>>>
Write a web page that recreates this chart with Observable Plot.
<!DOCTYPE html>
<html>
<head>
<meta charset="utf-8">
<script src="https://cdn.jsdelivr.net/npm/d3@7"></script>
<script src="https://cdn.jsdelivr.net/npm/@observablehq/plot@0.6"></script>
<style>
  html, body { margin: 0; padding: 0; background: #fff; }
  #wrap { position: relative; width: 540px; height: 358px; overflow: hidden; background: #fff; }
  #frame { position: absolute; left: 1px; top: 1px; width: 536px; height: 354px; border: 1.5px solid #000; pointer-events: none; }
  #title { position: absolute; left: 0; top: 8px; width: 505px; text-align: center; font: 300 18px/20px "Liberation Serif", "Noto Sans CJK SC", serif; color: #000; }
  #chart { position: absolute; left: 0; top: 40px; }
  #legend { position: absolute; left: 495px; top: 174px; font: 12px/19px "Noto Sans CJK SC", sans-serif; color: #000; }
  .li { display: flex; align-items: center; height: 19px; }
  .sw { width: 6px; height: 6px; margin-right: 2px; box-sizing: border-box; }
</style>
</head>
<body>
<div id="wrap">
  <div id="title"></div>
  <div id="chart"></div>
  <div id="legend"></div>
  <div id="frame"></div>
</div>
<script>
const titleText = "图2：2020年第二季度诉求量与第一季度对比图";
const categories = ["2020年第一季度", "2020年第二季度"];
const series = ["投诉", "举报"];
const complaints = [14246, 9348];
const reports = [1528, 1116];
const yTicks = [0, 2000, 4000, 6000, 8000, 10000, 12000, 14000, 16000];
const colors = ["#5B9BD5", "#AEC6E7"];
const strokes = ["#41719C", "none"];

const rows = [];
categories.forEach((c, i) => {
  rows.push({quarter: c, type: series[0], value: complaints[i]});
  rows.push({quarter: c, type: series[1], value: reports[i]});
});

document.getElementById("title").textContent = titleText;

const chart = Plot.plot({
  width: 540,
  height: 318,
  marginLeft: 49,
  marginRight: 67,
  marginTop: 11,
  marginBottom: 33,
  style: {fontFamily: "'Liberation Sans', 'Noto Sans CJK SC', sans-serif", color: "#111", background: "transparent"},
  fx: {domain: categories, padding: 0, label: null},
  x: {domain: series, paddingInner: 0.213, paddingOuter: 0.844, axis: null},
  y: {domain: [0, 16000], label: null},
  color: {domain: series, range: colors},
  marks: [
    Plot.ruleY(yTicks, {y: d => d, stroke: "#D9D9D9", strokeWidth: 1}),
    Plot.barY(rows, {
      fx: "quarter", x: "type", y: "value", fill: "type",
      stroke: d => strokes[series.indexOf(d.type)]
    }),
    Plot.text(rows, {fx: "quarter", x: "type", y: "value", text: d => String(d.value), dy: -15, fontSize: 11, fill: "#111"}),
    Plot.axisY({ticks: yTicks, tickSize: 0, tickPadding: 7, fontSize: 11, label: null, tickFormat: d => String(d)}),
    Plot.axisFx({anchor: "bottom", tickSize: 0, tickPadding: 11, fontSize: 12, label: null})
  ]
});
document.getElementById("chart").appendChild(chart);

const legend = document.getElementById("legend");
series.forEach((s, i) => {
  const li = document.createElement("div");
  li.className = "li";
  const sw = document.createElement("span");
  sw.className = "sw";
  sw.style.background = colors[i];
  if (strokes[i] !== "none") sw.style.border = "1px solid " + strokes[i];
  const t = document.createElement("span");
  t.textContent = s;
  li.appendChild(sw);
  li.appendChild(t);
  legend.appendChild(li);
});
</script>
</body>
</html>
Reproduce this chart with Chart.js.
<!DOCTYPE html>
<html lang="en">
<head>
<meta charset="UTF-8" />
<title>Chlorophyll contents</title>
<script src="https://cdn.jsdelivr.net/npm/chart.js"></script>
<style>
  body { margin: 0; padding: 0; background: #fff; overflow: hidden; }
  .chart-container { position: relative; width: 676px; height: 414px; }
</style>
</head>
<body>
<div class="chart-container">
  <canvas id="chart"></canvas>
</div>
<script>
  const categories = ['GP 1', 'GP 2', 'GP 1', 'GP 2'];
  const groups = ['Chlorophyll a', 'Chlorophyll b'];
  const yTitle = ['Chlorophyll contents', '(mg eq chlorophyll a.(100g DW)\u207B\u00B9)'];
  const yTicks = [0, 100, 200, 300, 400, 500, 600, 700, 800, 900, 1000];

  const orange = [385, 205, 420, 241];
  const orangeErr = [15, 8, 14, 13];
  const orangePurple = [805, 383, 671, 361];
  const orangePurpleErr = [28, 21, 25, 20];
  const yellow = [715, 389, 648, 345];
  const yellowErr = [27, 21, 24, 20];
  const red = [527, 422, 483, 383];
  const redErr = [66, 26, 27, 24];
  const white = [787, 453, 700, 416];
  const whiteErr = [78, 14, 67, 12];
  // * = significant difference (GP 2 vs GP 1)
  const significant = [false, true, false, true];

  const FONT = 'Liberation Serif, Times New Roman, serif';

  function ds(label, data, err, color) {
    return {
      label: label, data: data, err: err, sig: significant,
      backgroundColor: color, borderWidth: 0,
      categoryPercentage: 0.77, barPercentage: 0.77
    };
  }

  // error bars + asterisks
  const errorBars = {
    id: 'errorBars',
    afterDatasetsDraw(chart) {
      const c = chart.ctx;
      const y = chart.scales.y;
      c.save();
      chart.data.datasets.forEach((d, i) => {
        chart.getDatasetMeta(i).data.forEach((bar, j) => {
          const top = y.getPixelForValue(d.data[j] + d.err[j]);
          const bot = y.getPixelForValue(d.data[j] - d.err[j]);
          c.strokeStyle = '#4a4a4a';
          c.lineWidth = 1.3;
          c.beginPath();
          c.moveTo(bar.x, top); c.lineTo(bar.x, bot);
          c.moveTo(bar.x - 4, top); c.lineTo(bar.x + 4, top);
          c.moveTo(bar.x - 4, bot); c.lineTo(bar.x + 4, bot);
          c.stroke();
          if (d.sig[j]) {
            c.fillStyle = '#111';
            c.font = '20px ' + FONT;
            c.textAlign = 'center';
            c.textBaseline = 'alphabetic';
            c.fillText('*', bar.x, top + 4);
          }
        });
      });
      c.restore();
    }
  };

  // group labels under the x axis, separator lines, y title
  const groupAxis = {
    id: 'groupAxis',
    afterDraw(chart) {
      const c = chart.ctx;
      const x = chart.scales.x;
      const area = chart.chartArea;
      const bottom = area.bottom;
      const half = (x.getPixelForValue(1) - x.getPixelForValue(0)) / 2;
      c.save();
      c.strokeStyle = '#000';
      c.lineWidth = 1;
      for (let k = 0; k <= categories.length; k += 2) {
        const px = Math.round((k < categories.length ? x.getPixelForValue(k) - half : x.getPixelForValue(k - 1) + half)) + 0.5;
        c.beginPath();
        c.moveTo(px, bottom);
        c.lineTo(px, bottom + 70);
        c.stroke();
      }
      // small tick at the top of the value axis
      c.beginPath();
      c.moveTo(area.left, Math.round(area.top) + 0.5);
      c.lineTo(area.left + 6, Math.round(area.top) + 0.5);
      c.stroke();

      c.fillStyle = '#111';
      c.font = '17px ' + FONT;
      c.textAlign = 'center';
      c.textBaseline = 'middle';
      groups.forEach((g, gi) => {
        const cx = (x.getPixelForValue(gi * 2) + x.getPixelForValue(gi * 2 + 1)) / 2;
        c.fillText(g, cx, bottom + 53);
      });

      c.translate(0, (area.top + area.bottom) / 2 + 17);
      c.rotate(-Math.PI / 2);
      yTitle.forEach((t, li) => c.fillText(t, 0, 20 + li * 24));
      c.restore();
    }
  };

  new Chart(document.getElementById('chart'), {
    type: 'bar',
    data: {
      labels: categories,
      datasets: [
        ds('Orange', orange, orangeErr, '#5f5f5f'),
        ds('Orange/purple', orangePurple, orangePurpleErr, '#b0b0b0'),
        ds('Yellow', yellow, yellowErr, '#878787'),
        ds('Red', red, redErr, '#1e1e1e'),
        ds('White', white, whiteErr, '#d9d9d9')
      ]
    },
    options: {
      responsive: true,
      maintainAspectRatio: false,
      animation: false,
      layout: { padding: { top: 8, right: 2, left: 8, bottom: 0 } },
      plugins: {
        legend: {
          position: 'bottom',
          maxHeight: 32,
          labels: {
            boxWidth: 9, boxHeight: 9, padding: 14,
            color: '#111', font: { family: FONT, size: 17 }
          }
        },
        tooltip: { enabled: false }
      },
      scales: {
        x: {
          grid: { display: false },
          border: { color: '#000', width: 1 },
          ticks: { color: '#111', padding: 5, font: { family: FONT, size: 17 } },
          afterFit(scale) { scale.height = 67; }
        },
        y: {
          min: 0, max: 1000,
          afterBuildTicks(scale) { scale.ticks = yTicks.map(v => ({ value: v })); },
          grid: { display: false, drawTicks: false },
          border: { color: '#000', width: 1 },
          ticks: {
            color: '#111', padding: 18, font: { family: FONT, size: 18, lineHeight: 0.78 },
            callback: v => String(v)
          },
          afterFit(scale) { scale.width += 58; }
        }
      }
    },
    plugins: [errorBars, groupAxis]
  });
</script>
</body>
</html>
<<<
_The request_: Above are records; repeat only the lines starting at the line with "Reproduce this chart with Chart.js." and ending at the line with "const significant = [false, true, false, true];", exactly as they appear, both included.

_Correct result_:
Reproduce this chart with Chart.js.
<!DOCTYPE html>
<html lang="en">
<head>
<meta charset="UTF-8" />
<title>Chlorophyll contents</title>
<script src="https://cdn.jsdelivr.net/npm/chart.js"></script>
<style>
  body { margin: 0; padding: 0; background: #fff; overflow: hidden; }
  .chart-container { position: relative; width: 676px; height: 414px; }
</style>
</head>
<body>
<div class="chart-container">
  <canvas id="chart"></canvas>
</div>
<script>
  const categories = ['GP 1', 'GP 2', 'GP 1', 'GP 2'];
  const groups = ['Chlorophyll a', 'Chlorophyll b'];
  const yTitle = ['Chlorophyll contents', '(mg eq chlorophyll a.(100g DW)\u207B\u00B9)'];
  const yTicks = [0, 100, 200, 300, 400, 500, 600, 700, 800, 900, 1000];

  const orange = [385, 205, 420, 241];
  const orangeErr = [15, 8, 14, 13];
  const orangePurple = [805, 383, 671, 361];
  const orangePurpleErr = [28, 21, 25, 20];
  const yellow = [715, 389, 648, 345];
  const yellowErr = [27, 21, 24, 20];
  const red = [527, 422, 483, 383];
  const redErr = [66, 26, 27, 24];
  const white = [787, 453, 700, 416];
  const whiteErr = [78, 14, 67, 12];
  // * = significant difference (GP 2 vs GP 1)
  const significant = [false, true, false, true];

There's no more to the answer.